Omicidio di Juana Cecilia, via al processo a Reggio Emilia: il killer rischia l'ergastolo

Il pm cita 47 testimoni un anno dopo l'orrore nel parco: "Era riversa a terra, con gli abiti parzialmente scomposti, attinta da numerosi colpi di arma da taglio". In aula anche la mamma

Omicidio di Juana Cecilia, nel riquadro in basso. In alto il killer Mirko Genco

Omicidio di Juana Cecilia, nel riquadro in basso. In alto il killer Mirko Genco

Reggio Emilia, 7 ottobre 2022 - 'Riversa a terra, con gli abiti parzialmente scomposti, attinta da numerosi colpi di arma da taglio'. Nella descrizione del pm Maria Rita Pantani rivive, a ormai un anno di distanza, l'orrore dell'uccisione di Juana Cecilia Hazana Loayza, la 34enne di origine peruviana, ma reggiana d'adozione, morta il 20 novembre scorso per mano dell'ex convivente Mirko Genco, parmigiano 25enne, che si era già reso responsabile di stalking ai suoi danni.

Un caso di femminicidio che, per le sue modalità, ha sconvolto la città. Stamattina, in un'aula del tribunale gremita, si è aperto il processo con rito ordinario davanti alla Corte d'Assise, presieduta dal giudice Cristina Beretti con a latere il collega Giovanni Ghini e i membri popolari.

Il giovane, sottoposto alla custodia cautelare in carcere, deve rispondere di omicidio pluriaggravato, violenza sessuale verso la donna e altri reati connessi. Non è in discussione la sua responsabilità - lui ha confessato poco dopo l'omicidio -, ma l'accertamento di altre circostanze su cui, a quanto emerso stamattina, le parti si daranno battaglia. Il giovane rischia la pena dell'ergastolo.

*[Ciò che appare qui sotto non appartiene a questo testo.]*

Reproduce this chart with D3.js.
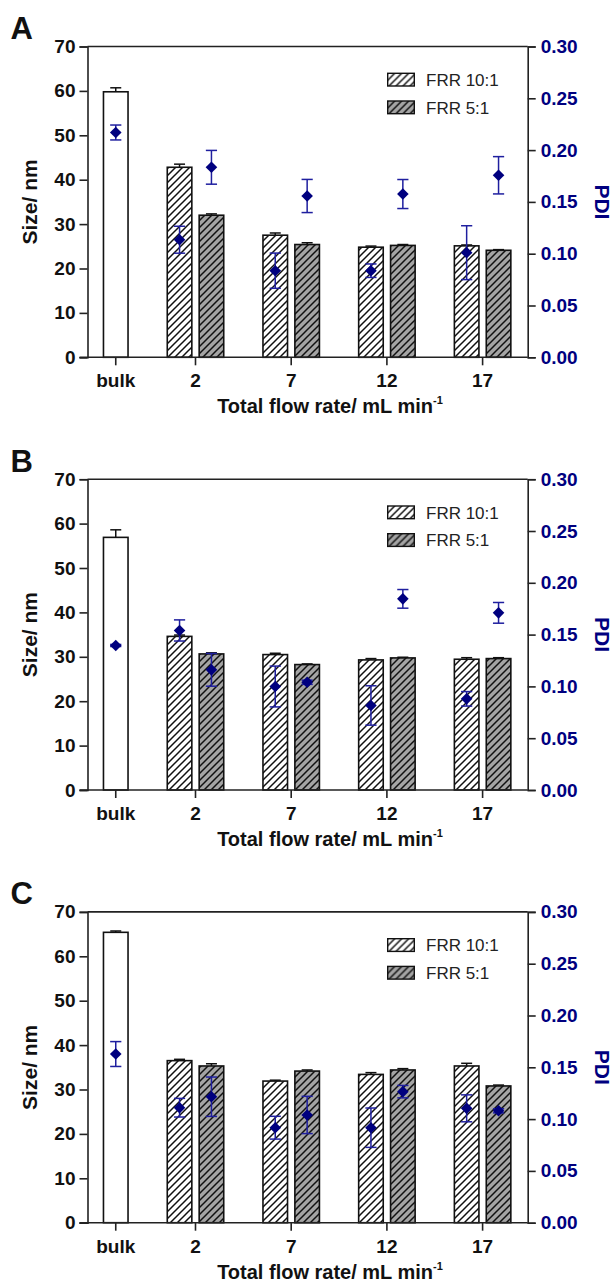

Il pm Pantani ha citato 47 testimoni per chiarire numerosi aspetti del rapporto tra l'imputato e la vittima, e diverse situazioni. Il magistrato vuole dimostrare, anche attraverso la proiezione di alcune registrazioni fatte da Genco durante l'aggressione mortale in via Patti, che lei subì violenza sessuale e non diede alcun consenso. E, che per le sue modalità, l'omicidio fu caratterizzato da 'brutalità'. E ha riferito che Genco, nonostante la confessione, 'rese dichiarazioni non del tutto veritiere durante l'interrogatorio di garanzia'.

Parola, poi, alla difesa, affidata all'avvocato Alessandra Bonini: soffermandosi sul difficile passato familiare vissuto da Genco quand'era bambino, ha chiesto una perizia psichiatrica. E ha parlato di una memoria, fatta dal consulente di parte - lo psichiatra Giuseppe Cupello -, in cui si diagnostica a Genco una ridotta capacità di intendere e di volere del 25enne dovuta al suo vissuto.

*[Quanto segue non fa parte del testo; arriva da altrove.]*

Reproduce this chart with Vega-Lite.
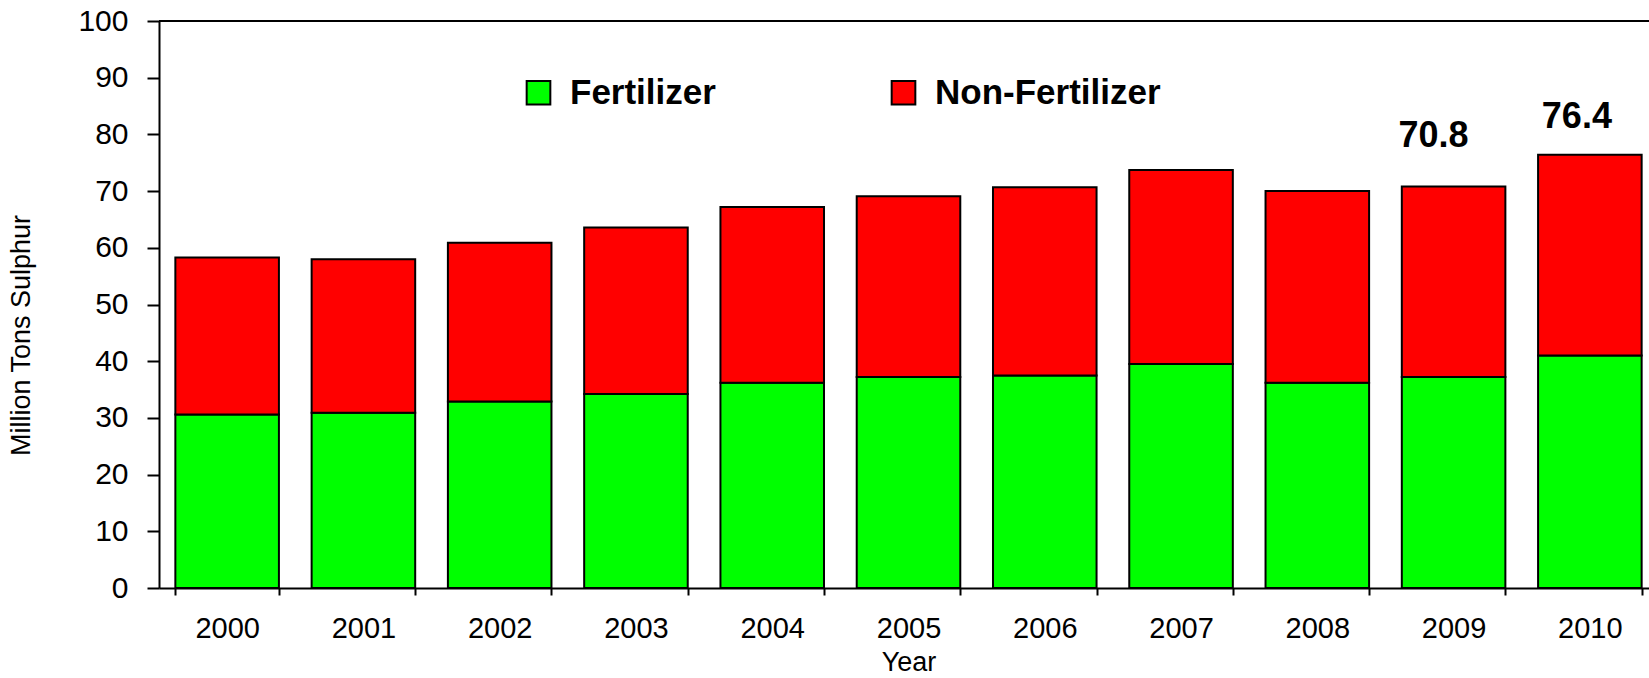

Il deposito del documento è stato però rigettato dalla Corte e ora la difesa provvederà a citare il medico specialista come teste. La difesa ha anche sostenuto che il rapporto di coppia era 'malato' e caratterizzato da aspetti non lineari, con richieste di tipo economico da parte di lei.

In aula era presente la mamma di Juana Cecilia, cha era venuta in Italia per aiutare la figlia, e che si è costituita parte civile attraverso l'avvocato Giovanna Fava. 'Quell'uomo aveva disturbi, tanto che sconsigliai a mia figlia di frequentarlo. Lui minacciò sia me sia Huana Cecilia con un coltello. Ora chiedo giustizia: ho perso mia figlia, il mio nipotino ha perso la madre'.

Sono costituiti parte civile anche il figlioletto, che compirà 3 anni in febbraio e il padre Corrado Lolli, tramite gli avvocati Federico De Belvis e Francesca Guazzi. Stessa scelta per il Comune di Reggio, che ha dato sostegno alla nonna e al bambino, tramite l'avvocato Francesca Ghirri.

In campo anche le realtà che tutelano le donne: Nondasola è parte civile attraverso l'avvocato Samuela Frigeri. Con lei l'avvocato Federica Riccò che presiede Nondasola Reggio: 'Vengono sporte molte denunce, ma le donne non sono protette. Il caso di Huana Cecilia ha dimostrato le parecchie falle nel sistema della giustizia'.

È parte civile anche l'associazione Gens nova, che si occupa di tutela delle vittime di violenza, rappresentata dall'avvocato Alex Silvestri.

In aula c'erano diversi rappresentanti dell'associazione Nonunadimeno, che stamattina ha srotolato uno striscione davanti al tribunale per richiamare l'attenzione pubblica sulla tutela delle donne.